I stared down at the pot of soup, grateful there was no such thing as over stirring this particular potato soup recipe. Cooking with Eric was such a joy, and right now, such a heartache. Our unfinished conversation loomed between us, thick and murky, not unlike the brew of potatoes and vegetables.

“We have returned.” Wren trod into the kitchen, followed by Rowan and John, with a gust of cold air from outside. “No baby yet?”

“No baby yet.” Eric gestured at the kids’ coats and boots. “Shake out the snow and hang up your coats so we don’t end up with a wet mess.”

“The snow is really coming down now.” Rowan hung up his black wool peacoat, revealing hisGuncle of the Yearshirt from earlier. “I don’t miss this sort of cold in LA.”

“We know.” John released a long-suffering sigh like he’d had quite enough talk about LA over the course of Rowan’s most recent visit.

“Hey, I miss all of you very much.” Rowan clapped John on the back. “Just not the weather.”

“Sorry.” Continuing to frown, John stepped away from Rowan’s embrace. “Sometimes it feels like everyone eventually leaves or moves on. Whatever.”

“I get it.” Rowan was unusually somber, an unspoken acknowledgment of all this family, and John specifically, had endured. The adoption from foster care. The loss of their other dad. Maren, then Rowan leaving. Maren back, but the upheaval of the pregnancy. And whatever the heck was going on with John and Caleb’s brother Scotty, who was away at college.

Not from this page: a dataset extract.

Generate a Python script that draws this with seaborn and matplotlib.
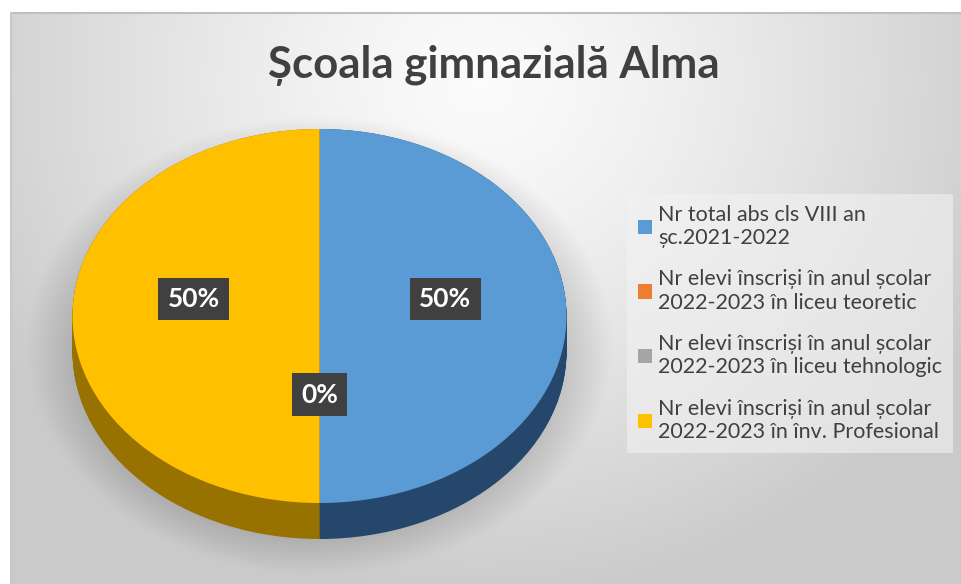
import numpy as np
import seaborn as sns
import matplotlib.pyplot as plt

# data (two equal halves, two empty categories)
categories = [
    "Nr total abs cls VIII an\nșc.2021-2022",
    "Nr elevi înscriși în anul școlar\n2022-2023 în liceu teoretic",
    "Nr elevi înscriși în anul școlar\n2022-2023 în liceu tehnologic",
    "Nr elevi înscriși în anul școlar\n2022-2023 în înv. Profesional",
]
values = [1, 0, 0, 1]
top_colors = ["#5B9BD5", "#ED7D31", "#A5A5A5", "#FFC000"]
side_colors = ["#25476c", "#8a4416", "#5c5c5c", "#987200"]
title = "Școala gimnazială Alma"

sns.set_theme(style="white")
plt.rcParams["font.family"] = ["Lato", "DejaVu Sans"]

W, H = 962, 584
fig = plt.figure(figsize=(W / 100, H / 100), dpi=100)
fig.patch.set_facecolor("white")

# background panel with soft radial gradient and pie shadow
bg = fig.add_axes([10 / W, 0, 952 / W, 572 / H])
bw, bh = 952, 572
yy, xx = np.mgrid[0:bh, 0:bw]
r = np.sqrt(((xx - 470) / 560.0) ** 2 + ((yy - 70) / 520.0) ** 2)
shade = 0.985 - 0.19 * np.clip(r, 0, 1) ** 1.3
# shadow under the pie
sr = np.sqrt(((xx + 10 - 319) / 262.0) ** 2 + ((yy + 12 - 345) / 205.0) ** 2)
shadow = np.clip((1.12 - sr) / 0.2, 0, 1) * 0.14
shade = shade - shadow
img = np.dstack([shade, shade, shade])
bg.imshow(img, extent=[0, bw, bh, 0], aspect="auto", interpolation="bilinear")
bg.set_xlim(0, bw)
bg.set_ylim(bh, 0)
bg.axis("off")
bg.plot([0, bw], [0.5, 0.5], color="#bfbfbf", lw=1.5)
bg.plot([0.5, 0.5], [0, bh], color="#c8c8c8", lw=1.5)

# pie axes: 247 px per unit in x, 187 px per unit in y
sx, sy = 247.0, 187.0
cx, cy = 319.5, H - 316
x0, x1, y0, y1 = -1.05, 1.05, -1.35, 1.05
ax = fig.add_axes([(cx + x0 * sx) / W, (cy + y0 * sy) / H,
                   (x1 - x0) * sx / W, (y1 - y0) * sy / H])
ax.patch.set_alpha(0)

depth = 36 / sy
for d in np.linspace(-depth, 0, 40):
    ax.pie(values, colors=side_colors, startangle=90, counterclock=False,
           center=(0, d), wedgeprops=dict(linewidth=0))

wedges, _, autotexts = ax.pie(
    values, colors=top_colors, startangle=90, counterclock=False,
    autopct=lambda p: f"{p:.0f}%", pctdistance=0.51,
    wedgeprops=dict(linewidth=0),
    textprops=dict(color="white", fontsize=19, fontweight="bold"),
)
for t in autotexts:
    px, py = t.get_position()
    t.set_position((px, py + 0.09))
    t.set_bbox(dict(boxstyle="square,pad=0.35", facecolor="#404040",
                    edgecolor="none"))

ax.set_aspect("auto")
ax.set_xlim(x0, x1)
ax.set_ylim(y0, y1)
ax.axis("off")

fig.text(494 / W, 1 - 66 / H, title, ha="center", va="center",
         fontsize=31.5, fontweight="bold", color="#404040")

leg = fig.legend(wedges, categories, loc="upper left",
                 bbox_to_anchor=(627 / W, 1 - 194 / H),
                 frameon=True, fontsize=15.5, labelcolor="#404040",
                 handlelength=0.65, handleheight=0.65, handletextpad=0.3,
                 labelspacing=1.0, borderpad=0.5, borderaxespad=0,
                 fancybox=False)
leg.get_frame().set_facecolor("#f2f2f2")
leg.get_frame().set_alpha(0.6)
leg.get_frame().set_edgecolor("none")

fig.savefig("out.png", dpi=100)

And Eric had been through all that plus more. Earlier, when I’d urged him to take a risk on us, I hadn’t truly considered the layers underneath his caution. The loss of his husband. The rejection of his bio family. And the concern for his kids, like John, who was always so serious. Maybe I was naive in assuming the kids would be fine with Eric dating or that it would be in their best interests.

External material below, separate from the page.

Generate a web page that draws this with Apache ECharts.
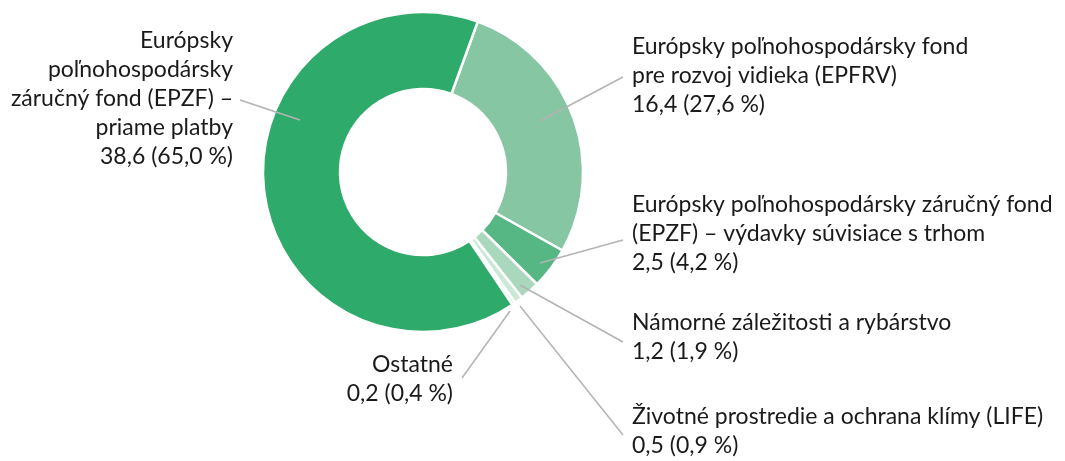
<!DOCTYPE html>
<html>
<head>
<meta charset="utf-8">
<script src="https://cdn.jsdelivr.net/npm/echarts@6/dist/echarts.min.js"></script>
<style>
  html, body { margin: 0; padding: 0; background: #fff; }
  #chart { width: 1065px; height: 461px; }
</style>
</head>
<body>
<div id="chart"></div>
<script>
// data, clockwise from the top gap
const names = [
  "Európsky poľnohospodársky fond\npre rozvoj vidieka (EPFRV)",
  "Európsky poľnohospodársky záručný fond\n(EPZF) – výdavky súvisiace s trhom",
  "Námorné záležitosti a rybárstvo",
  "Životné prostredie a ochrana klímy (LIFE)",
  "Ostatné",
  "Európsky\npoľnohospodársky\nzáručný fond (EPZF) –\npriame platby"
];
const values = [16.4, 2.5, 1.2, 0.5, 0.2, 38.6];
const valueText = ["16,4", "2,5", "1,2", "0,5", "0,2", "38,6"];
const shareText = ["27,6 %", "4,2 %", "1,9 %", "0,9 %", "0,4 %", "65,0 %"];
const colors = ["#86c6a3", "#57b784", "#a9d8bc", "#c9e9d6", "#d6efe0", "#2eaa6a"];

// label placement: anchor of the text block, end of leader line, start of leader line
const labelPos = [
  { x: 632, y: 76, align: "left", end: [623, 77], start: [540, 121] },
  { x: 632, y: 234, align: "left", end: [623, 240], start: [540, 263] },
  { x: 632, y: 337, align: "left", end: [623, 342], start: [520, 285] },
  { x: 632, y: 431, align: "left", end: [623, 435], start: [520, 306] },
  { x: 453, y: 379, align: "right", end: [462, 378], start: [510, 311] },
  { x: 233, y: 99, align: "right", end: [240, 100], start: [300, 120] }
];

const pieBase = {
  type: "pie",
  center: [423, 172],
  radius: [83, 160],
  startAngle: 70,
  clockwise: true,
  avoidLabelOverlap: false,
  emphasis: { disabled: true },
  silent: true
};

const chart = echarts.init(document.getElementById("chart"));

chart.setOption({
  animation: false,
  series: [
    // the ring itself
    Object.assign({}, pieBase, {
      z: 2,
      itemStyle: { borderColor: "#fff", borderWidth: 2.5 },
      label: { show: false },
      labelLine: { show: false },
      data: values.map((v, i) => ({
        name: names[i],
        value: v,
        itemStyle: { color: colors[i] }
      }))
    }),
    // same slices, transparent, only to carry labels and leader lines above the ring
    Object.assign({}, pieBase, {
      z: 3,
      itemStyle: { color: "rgba(0,0,0,0)" },
      label: {
        show: true,
        position: "outside",
        color: "#1a1a1a",
        fontFamily: "Lato",
        fontSize: 23,
        lineHeight: 29,
        formatter: p => names[p.dataIndex] + "\n" + valueText[p.dataIndex] + " (" + shareText[p.dataIndex] + ")"
      },
      labelLine: {
        show: true,
        lineStyle: { color: "#b3b3b3", width: 1.5 }
      },
      labelLayout: params => {
        const lp = labelPos[params.dataIndex];
        return {
          x: lp.x,
          y: lp.y,
          align: lp.align,
          verticalAlign: "middle",
          labelLinePoints: [lp.start, lp.start, lp.end]
        };
      },
      data: values.map((v, i) => ({
        name: names[i],
        value: v,
        label: { align: labelPos[i].align }
      }))
    })
  ]
});
</script>
</body>
</html>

Fuck. I gave the soup another hard stir as Eric approached the stove.

“Everything good with the soup? I should go change the sheets in my bedroom so Marissa can sleep there and be closer to the basement.”

“Let me.” I put the spoon on the metal spoon-rest before Eric could object. “I know where the linen closet is. You hang out with your kids. They need you more.”

I held his gaze, the truth of my words reflected back in his nod. The kids did need him more than I did. The kids and their needs had to come first. I was an outsider, at best, a family friend, a guest star in the lives of these teens. Perhaps I’d been a bit hasty in my demands.

Not liking where my thoughts were headed, I threw myself into gathering clean linens and changing the sheets in Eric’s room. Back in July, the room had been little more than storage, but he’d fully moved back into the space now. His uniform shirts hung in a neat row in the closet, sneakers and shoes beneath. An eReader and a white noise machine sat at right angles on the bedside table.

He’d come a long way on his grief journey simply in the time I’d known him. Who was I to rush him? I sighed in the empty bedroom. In an ideal world, we could talk more, and I could apologize for being strident. However, the house was overflowing with people.

Always room for one more, Eric had said. Was that all I was? Another rescue project? Another friend in need? Another problem to solve? I didn’t doubt our friendship, but perhaps I was alone in the depth of my feelings.

Task done and brain continuing to churn, I returned to the kitchen where Eric had dished up soup for the teens.

“Bedroom is done,” I told him. “I laid clean towels out in the bathroom as well.”